==== Data provided

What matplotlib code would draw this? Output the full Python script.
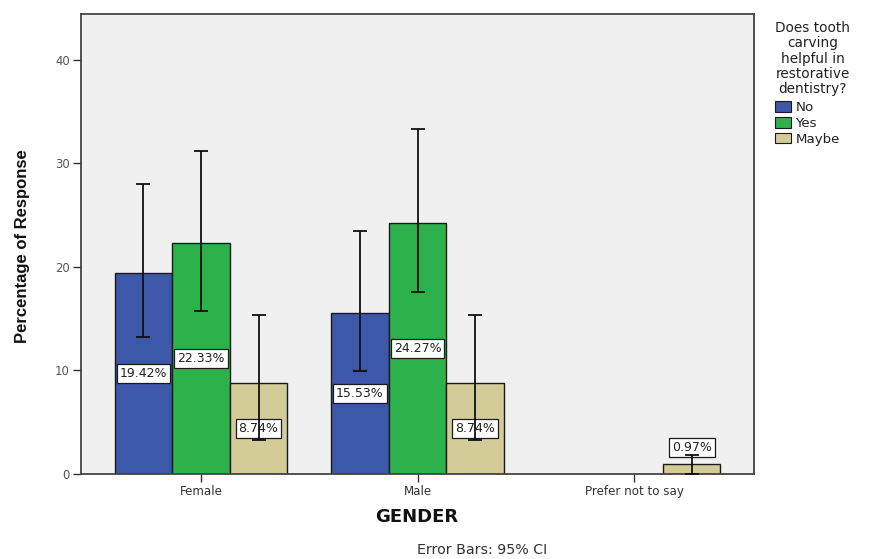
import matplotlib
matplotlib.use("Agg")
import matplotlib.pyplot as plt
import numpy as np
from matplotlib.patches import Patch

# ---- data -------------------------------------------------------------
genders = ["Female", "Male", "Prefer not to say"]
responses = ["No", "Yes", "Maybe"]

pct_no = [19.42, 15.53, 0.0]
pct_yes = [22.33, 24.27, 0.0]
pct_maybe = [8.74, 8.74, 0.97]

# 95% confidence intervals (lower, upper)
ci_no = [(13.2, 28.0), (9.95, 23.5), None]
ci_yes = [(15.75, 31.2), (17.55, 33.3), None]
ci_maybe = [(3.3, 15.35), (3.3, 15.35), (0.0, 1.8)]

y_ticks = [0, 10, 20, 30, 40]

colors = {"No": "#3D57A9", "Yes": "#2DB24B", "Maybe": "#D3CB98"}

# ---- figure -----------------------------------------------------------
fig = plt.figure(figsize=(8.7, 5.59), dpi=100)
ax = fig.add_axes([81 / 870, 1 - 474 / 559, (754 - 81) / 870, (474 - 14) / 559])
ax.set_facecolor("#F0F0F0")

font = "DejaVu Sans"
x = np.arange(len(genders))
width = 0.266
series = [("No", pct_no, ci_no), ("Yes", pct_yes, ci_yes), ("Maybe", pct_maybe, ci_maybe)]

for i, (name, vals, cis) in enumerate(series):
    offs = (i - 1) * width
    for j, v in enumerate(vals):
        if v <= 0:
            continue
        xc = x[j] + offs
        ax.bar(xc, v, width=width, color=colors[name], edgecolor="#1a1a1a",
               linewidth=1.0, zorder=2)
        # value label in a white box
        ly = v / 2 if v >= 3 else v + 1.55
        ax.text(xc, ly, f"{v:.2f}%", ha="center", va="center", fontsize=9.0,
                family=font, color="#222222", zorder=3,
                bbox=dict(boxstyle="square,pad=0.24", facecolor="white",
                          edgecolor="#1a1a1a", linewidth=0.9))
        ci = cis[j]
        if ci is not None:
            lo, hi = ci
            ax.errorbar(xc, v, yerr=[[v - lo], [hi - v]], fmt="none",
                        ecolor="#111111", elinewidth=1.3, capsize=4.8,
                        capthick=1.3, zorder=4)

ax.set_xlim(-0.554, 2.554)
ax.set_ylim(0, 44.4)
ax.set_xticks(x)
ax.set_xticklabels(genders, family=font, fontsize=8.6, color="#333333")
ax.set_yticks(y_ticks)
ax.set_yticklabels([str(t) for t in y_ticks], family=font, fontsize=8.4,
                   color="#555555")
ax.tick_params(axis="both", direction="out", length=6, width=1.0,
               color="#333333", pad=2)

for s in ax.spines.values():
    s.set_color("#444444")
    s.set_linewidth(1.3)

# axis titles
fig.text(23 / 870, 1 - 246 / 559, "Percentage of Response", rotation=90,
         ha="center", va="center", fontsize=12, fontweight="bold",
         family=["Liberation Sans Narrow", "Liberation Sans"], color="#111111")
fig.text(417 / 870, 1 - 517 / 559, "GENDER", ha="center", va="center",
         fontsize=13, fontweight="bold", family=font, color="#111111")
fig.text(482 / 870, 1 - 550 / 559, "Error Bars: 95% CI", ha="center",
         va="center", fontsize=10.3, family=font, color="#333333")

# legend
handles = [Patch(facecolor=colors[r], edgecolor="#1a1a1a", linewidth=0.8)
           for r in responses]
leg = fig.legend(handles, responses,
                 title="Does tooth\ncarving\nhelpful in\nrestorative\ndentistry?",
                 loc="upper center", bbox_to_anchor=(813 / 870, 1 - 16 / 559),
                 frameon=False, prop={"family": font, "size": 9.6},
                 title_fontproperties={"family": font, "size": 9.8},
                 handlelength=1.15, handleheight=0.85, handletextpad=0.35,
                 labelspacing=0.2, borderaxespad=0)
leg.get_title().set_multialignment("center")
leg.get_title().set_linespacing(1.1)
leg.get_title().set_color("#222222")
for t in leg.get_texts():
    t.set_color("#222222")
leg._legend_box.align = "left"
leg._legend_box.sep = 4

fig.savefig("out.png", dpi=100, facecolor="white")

========

- [Aim of the exercise]
From the first line above down to the line with "pct_maybe = [8.74, 8.74, 0.97]", reproduce every line and no others, omitting pictures.

- [Expected output]
What matplotlib code would draw this? Output the full Python script.
import matplotlib
matplotlib.use("Agg")
import matplotlib.pyplot as plt
import numpy as np
from matplotlib.patches import Patch

# ---- data -------------------------------------------------------------
genders = ["Female", "Male", "Prefer not to say"]
responses = ["No", "Yes", "Maybe"]

pct_no = [19.42, 15.53, 0.0]
pct_yes = [22.33, 24.27, 0.0]
pct_maybe = [8.74, 8.74, 0.97]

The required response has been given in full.